L’opposizione alla schiavitù fu tenace e attuata con tutti i mezzi possibili: la morte per inedia (banzo), il suicidio (fondato sulla concezione che l’anima ritorna ai luoghi degli antenati), l’aborto (per evitare al nascituro la schiavitù), il sabotaggio del lavoro, la fuga, le rivolte, che furono numerose e sanguinose. Rivolte celebri si ebbero ad Haiti, a Santo Domingo, nelle Antille inglesi, a Puerto Rico, nella Martinica. La più famosa fu quella iniziata ad Haiti la notte del 14 agosto 1791 con una cerimonia vudù, che si concluse, dopo il massacro dei Bianchi e accanite lotte, con l’indipendenza dell’isola (1804). Si ebbero ribellioni anche nel Nord-est del Brasile (19° sec.; il Brasile fu l’ultimo ad abolire la schiavitù, nel 1888) come quella dei Malê, organizzata da capi musulmani. Fu famosa la ‘repubblica di Palmares’, fondata ad Alagoas da schiavi fuggiaschi a metà del 17° sec. Tali rivolte fallirono tutte (tranne ad Haiti).

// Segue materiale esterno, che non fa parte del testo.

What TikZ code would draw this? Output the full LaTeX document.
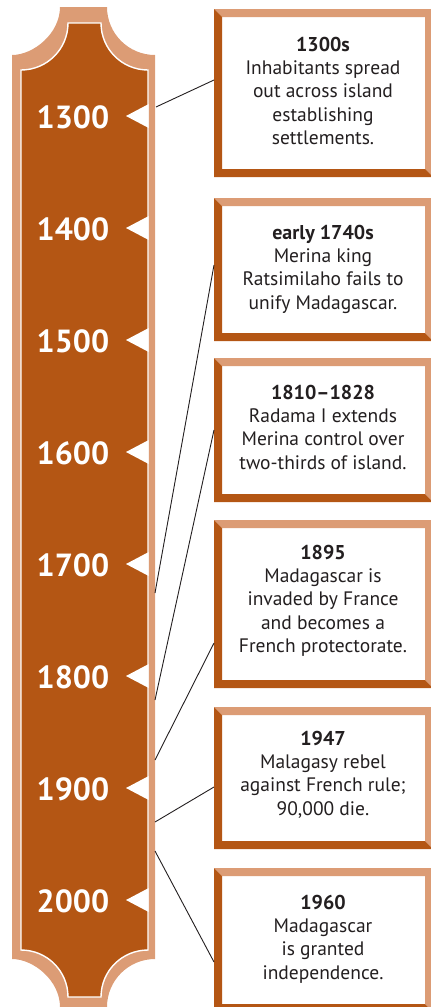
\documentclass[tikz,border=0pt]{standalone}
\usepackage{fontspec}
\setmainfont{PT Sans}
\definecolor{rust}{HTML}{B45614}
\definecolor{tanc}{HTML}{DC9C75}
\definecolor{ink}{HTML}{231F20}
\newcommand\frbox[3]{%
  \fill[white] (214,#2) rectangle (433,#3);
  \fill[tanc] (214,#2) -- (433,#2) -- (433,#3) -- (425,{#3-8}) -- (425,{#2+8}) -- (222,{#2+8}) -- cycle;
  \fill[rust] (214,#2) -- (222,{#2+8}) -- (222,{#3-8}) -- (425,{#3-8}) -- (433,#3) -- (214,#3) -- cycle;
}
\newcommand\evt[4]{%
  \node[ttl] (#1t) at (323,#2) {#3};
  \foreach \ln [count=\i] in {#4} \node[bodytxt] (#1l\i) at (323,{#2+23.4*\i}) {\ln};
}
\begin{document}
\begin{tikzpicture}[x=1pt,y=-1pt,
  ttl/.style={anchor=base,inner sep=0pt,font=\fontsize{20}{23}\selectfont\bfseries,text=ink},
  bodytxt/.style={anchor=base,inner sep=0pt,font=\fontsize{19.5}{23}\selectfont,text=ink},
  yearlbl/.style={inner sep=0pt,font=\fontsize{32}{36}\selectfont\bfseries,text=white},
  conn/.style={draw=ink,line width=0.9pt}]
\useasboundingbox (0,0) rectangle (431,1007);
% timeline bar
\fill[tanc] (60,7) -- (107,7) .. controls (107,33.5) and (128.5,55) .. (155,55)
  -- (155,959) .. controls (128.5,959) and (107,980.5) .. (107,1007)
  -- (60,1007) .. controls (60,980.5) and (33.5,959) .. (12,959)
  -- (12,55) .. controls (33.5,55) and (60,33.5) .. (60,7) -- cycle;
\filldraw[fill=rust,draw=white,line width=1.4pt] (68,23) -- (101,23) .. controls (101,49) and (122,70) .. (148,70)
  -- (148,950) .. controls (122,950) and (101,971) .. (101,997)
  -- (68,997) .. controls (68,971) and (47,950) .. (21,950)
  -- (21,70) .. controls (47,70) and (68,49) .. (68,23) -- cycle;
\foreach \yr [count=\i from 0] in {1300,1400,1500,1600,1700,1800,1900,2000}{
  \node[yearlbl] (y\yr) at (73,{117+112*\i}) {\yr};
  \fill[white] (148.7,{104+112*\i}) -- (126,{116+112*\i}) -- (148.7,{128+112*\i}) -- cycle;
}
% boxes
\frbox{b1}{9}{177}
\frbox{b2}{198}{341}
\frbox{b3}{358}{502}
\frbox{b4}{520}{688}
\frbox{b5}{707}{849}
\frbox{b6}{868}{1012}
\evt{e1}{51}{1300s}{Inhabitants spread, out across island, establishing, settlements.}
\evt{e2}{239}{early 1740s}{Merina king, Ratsimilaho fails to, unify Madagascar.}
\evt{e3}{399}{1810\textendash 1828}{Radama I extends, Merina control over, two-thirds of island.}
\evt{e4}{559}{1895}{Madagascar is, invaded by France, and becomes a, French protectorate.}
\evt{e5}{745}{1947}{Malagasy rebel, against French rule;, {90,000 die.}}
\evt{e6}{909}{1960}{Madagascar, is granted, independence.}
% connector endpoints
\coordinate (p1) at (156,107); \coordinate (q1) at (214,80);
\coordinate (p2) at (155,593); \coordinate (q2) at (214,265);
\coordinate (p3) at (155,700); \coordinate (q3) at (214,430);
\coordinate (p4) at (155,760); \coordinate (q4) at (214,643);
\coordinate (p5) at (155,822); \coordinate (q5) at (214,787);
\coordinate (p6) at (155,851); \coordinate (q6) at (214,962);
\foreach \k in {1,...,6} \draw[conn] (p\k) -- (q\k);
\end{tikzpicture}
\end{document}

Le fughe diedero invece origine a persistenti comunità di A. detti marrones (dallo spagnolo cimarrón, «porco selvatico»), rifugiatisi in località inaccessibili dove poterono far sopravvivere tratti integrali di culture africane, anche se contaminati dall’eterogeneità dei loro componenti. L’esempio più tipico è quello dei Bush negroes (poi quasi scomparsi) che nel 18° sec. costituirono nelle Guiane gruppi organizzati che riuscirono perfino a fondare degli Stati, con i quali i governatori bianchi dovettero concludere trattati di amicizia. Altri gruppi finirono invece assorbiti dalle popolazioni aborigene. Da rilevare che l’incrocio tra A. e Amerindi fu meno comune, soprattutto a causa di una politica di controllo messa in atto dai Bianchi (il figlio di un’india era libero e il padrone perdeva uno schiavo). Tuttavia schiavi di origine africana e popolazioni amerinde si sono talvolta fusi dando luogo a un tipo di meticcio detto cafuso o carioca in Brasile e zambo o lobo nell’America spagnola.